The bank shifted short-term liquidity into long-term assets so as to ensure longer term profitability, in anticipation of monetary policy easing by the ECB, with a first rate cut actually materialising in June 2024. Its treasury portfolio registered an increase of 13.5% compared to December 2023 whilst the credit portfolio growth rate continued on an upward path with an overall increase of 6.1%.
Positive results were achieved on both the commercial and retail lending portfolios, with a slight increase in customer deposits of 0.1% that led to a gross loan-to-deposit ratio of 54.7%, reflecting a 5.5% growth over the same period last year and 3% above the end of year 2023 position.
Net Interest Income (NII) reached €193.6 million, an increase of 21.1%, driven by the expansion in both customer lending and proprietary investment portfolios, as well as improved deposit rates on cash balances. Interest expense increased marginally to €26.9m (€23.3m) which is mainly composed of the Minimum Requirement for own Funds and Eligible Liabilities (MREL) bond cost.
Net Fee and Commission revenue accounted for 16% of the Bank’s total operating income, reaching €36.7m, a growth of 6.5%.
Excluding strategic costs, operating costs registered a decrease of €2.3 million down to €90.7m (€93m).
Human capital, followed by technology-related expenses, together accounted for 68% of total operating costs of bank. Total strategic investments on digitalisation so far amounted to €4.2 million.
Net Expected Credit Losses (ECL) amounted to a net release of €5.2 million (€4.6m net charge) which was influenced by an improvement in both the non-performing and under-performing ratios as well as strengthened collateral position on a number of key non-performing assets.
The ratio of non-performing loans to the total credit portfolio also remained in line with that registered in December at 3.0% (December 2023: 3.1%). The net value of non- performing debt written off, after recoveries, was negligible for the period, also being reflective of the positive impact from the NPL sale of 2023.

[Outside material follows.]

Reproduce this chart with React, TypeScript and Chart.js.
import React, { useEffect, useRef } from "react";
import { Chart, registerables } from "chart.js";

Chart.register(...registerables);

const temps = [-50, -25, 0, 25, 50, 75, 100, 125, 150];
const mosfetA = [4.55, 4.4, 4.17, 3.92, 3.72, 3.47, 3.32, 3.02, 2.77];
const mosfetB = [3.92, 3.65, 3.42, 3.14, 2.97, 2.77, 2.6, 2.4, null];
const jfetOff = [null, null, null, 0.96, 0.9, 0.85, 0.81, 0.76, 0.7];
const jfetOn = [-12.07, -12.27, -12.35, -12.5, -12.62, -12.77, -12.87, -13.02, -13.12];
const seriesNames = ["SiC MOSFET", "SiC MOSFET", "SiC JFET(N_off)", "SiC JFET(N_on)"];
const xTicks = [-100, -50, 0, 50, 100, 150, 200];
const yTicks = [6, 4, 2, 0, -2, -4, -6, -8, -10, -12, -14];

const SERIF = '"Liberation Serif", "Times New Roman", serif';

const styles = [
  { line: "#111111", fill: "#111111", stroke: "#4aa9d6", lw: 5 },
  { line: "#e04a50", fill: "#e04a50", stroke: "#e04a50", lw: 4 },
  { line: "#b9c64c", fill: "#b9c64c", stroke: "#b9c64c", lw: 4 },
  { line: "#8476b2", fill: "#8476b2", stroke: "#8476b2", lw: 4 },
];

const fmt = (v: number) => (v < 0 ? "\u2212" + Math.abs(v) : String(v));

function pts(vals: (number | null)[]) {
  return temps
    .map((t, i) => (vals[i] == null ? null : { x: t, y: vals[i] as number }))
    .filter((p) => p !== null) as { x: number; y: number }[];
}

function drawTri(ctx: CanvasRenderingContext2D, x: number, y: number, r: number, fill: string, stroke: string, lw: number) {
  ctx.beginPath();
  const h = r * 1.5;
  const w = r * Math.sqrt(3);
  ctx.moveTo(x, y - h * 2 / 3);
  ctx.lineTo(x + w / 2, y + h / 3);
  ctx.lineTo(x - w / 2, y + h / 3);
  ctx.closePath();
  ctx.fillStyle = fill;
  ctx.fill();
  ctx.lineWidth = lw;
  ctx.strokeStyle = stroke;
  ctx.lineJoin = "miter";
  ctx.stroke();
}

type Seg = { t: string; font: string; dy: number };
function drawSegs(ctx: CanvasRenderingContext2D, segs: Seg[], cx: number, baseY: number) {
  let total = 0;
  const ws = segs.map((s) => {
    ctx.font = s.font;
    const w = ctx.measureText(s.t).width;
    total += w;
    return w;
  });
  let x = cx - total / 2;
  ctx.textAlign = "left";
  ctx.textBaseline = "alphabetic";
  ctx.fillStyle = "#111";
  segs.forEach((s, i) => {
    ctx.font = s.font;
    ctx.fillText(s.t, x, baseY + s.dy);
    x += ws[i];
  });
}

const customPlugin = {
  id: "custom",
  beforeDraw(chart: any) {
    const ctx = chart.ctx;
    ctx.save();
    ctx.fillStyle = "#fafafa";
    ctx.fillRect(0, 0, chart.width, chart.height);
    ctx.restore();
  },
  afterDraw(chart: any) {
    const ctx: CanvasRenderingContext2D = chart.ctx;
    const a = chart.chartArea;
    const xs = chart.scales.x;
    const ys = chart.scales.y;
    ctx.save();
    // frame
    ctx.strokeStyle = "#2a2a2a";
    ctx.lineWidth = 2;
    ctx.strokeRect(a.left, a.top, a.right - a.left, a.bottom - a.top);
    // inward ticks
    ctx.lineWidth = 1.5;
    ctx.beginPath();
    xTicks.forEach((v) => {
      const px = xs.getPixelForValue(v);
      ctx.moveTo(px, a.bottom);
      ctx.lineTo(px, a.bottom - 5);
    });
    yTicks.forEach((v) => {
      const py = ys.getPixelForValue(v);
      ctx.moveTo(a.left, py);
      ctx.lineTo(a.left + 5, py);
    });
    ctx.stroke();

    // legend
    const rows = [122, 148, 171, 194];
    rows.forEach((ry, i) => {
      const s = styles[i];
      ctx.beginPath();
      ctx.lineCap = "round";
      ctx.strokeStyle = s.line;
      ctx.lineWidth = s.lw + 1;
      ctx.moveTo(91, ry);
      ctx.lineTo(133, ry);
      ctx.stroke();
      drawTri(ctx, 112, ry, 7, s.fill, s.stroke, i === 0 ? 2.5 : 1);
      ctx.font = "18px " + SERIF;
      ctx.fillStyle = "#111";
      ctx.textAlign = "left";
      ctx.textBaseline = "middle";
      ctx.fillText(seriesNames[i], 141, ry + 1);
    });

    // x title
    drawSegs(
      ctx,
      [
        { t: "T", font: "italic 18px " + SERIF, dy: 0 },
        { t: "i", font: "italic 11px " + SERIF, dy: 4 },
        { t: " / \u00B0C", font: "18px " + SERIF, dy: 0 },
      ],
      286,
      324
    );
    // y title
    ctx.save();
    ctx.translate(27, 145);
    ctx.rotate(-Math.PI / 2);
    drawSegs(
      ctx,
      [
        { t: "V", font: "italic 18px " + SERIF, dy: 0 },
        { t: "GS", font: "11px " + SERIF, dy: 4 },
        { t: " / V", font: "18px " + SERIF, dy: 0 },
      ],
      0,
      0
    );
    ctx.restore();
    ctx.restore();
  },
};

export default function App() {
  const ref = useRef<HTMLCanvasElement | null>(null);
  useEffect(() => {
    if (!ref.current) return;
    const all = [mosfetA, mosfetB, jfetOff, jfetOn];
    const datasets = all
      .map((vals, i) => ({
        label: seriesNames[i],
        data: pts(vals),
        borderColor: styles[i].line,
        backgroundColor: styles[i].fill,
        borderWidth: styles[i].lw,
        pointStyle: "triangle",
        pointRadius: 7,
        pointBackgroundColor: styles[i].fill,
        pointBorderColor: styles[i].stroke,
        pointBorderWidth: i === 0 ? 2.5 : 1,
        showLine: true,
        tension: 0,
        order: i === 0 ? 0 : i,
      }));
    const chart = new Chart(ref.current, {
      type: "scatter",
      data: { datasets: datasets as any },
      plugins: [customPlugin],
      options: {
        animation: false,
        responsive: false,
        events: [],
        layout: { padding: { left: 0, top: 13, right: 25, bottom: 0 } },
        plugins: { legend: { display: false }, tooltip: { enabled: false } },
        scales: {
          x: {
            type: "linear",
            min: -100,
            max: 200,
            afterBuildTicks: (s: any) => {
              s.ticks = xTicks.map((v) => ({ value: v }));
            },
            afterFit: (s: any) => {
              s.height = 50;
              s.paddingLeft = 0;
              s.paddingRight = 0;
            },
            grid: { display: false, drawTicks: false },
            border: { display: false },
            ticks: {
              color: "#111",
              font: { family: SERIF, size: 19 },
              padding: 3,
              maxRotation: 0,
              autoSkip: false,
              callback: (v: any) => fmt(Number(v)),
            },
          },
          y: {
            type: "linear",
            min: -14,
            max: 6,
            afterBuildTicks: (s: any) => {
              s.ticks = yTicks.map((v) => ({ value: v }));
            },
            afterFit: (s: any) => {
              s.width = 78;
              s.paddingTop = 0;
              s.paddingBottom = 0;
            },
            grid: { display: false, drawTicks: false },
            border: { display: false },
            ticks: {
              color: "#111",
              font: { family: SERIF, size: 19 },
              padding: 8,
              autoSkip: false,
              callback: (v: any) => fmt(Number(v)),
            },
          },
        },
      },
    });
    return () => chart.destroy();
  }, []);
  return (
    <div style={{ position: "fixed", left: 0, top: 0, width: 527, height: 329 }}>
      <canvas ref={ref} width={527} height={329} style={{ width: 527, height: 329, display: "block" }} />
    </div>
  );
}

The Group’s total assets stood at €14.4 billion at the mid-point of 2024, resulting in a marginal decrease of €59.6 million compared to the end of 2023 (€14.5 billion). The overall decrease in assets is reflective of the corresponding reduction in total liabilities, namely that related to amounts owed to banks resulting from a decrease in repos trading.
The loans and advances to customers amounted to €6.6 billion at the end of the first half (December 2023: €6.2 billion), resulting in the above noted net increase of €374.0 million or 6.1% with high growth levels being registered on both business and retail advances.
On the liabilities side, there was a reversal in the trend that ensued over the previous quarters, where customer deposits experienced a marginal increase of €14.9 million, equivalent to 0.1% and reaching €12.2 billion. The increase was entirely attributable to personal customers whereas the corporate deposits remained practically flat and in line with the amount registered at the start of the year.
The Group’s liquidity ratio as measured by the Liquidity Coverage Ratio (LCR) and the Net Stable Funding Ratio (NSFR) remained well above the minimum regulatory requirements, with the LCR ratio reading at 357% at the end June 2024, close to the 362% as at December 2023.
Total Group Equity stood at €1.3 billion, an increase of €68.7 million derived from the shift to retained earnings.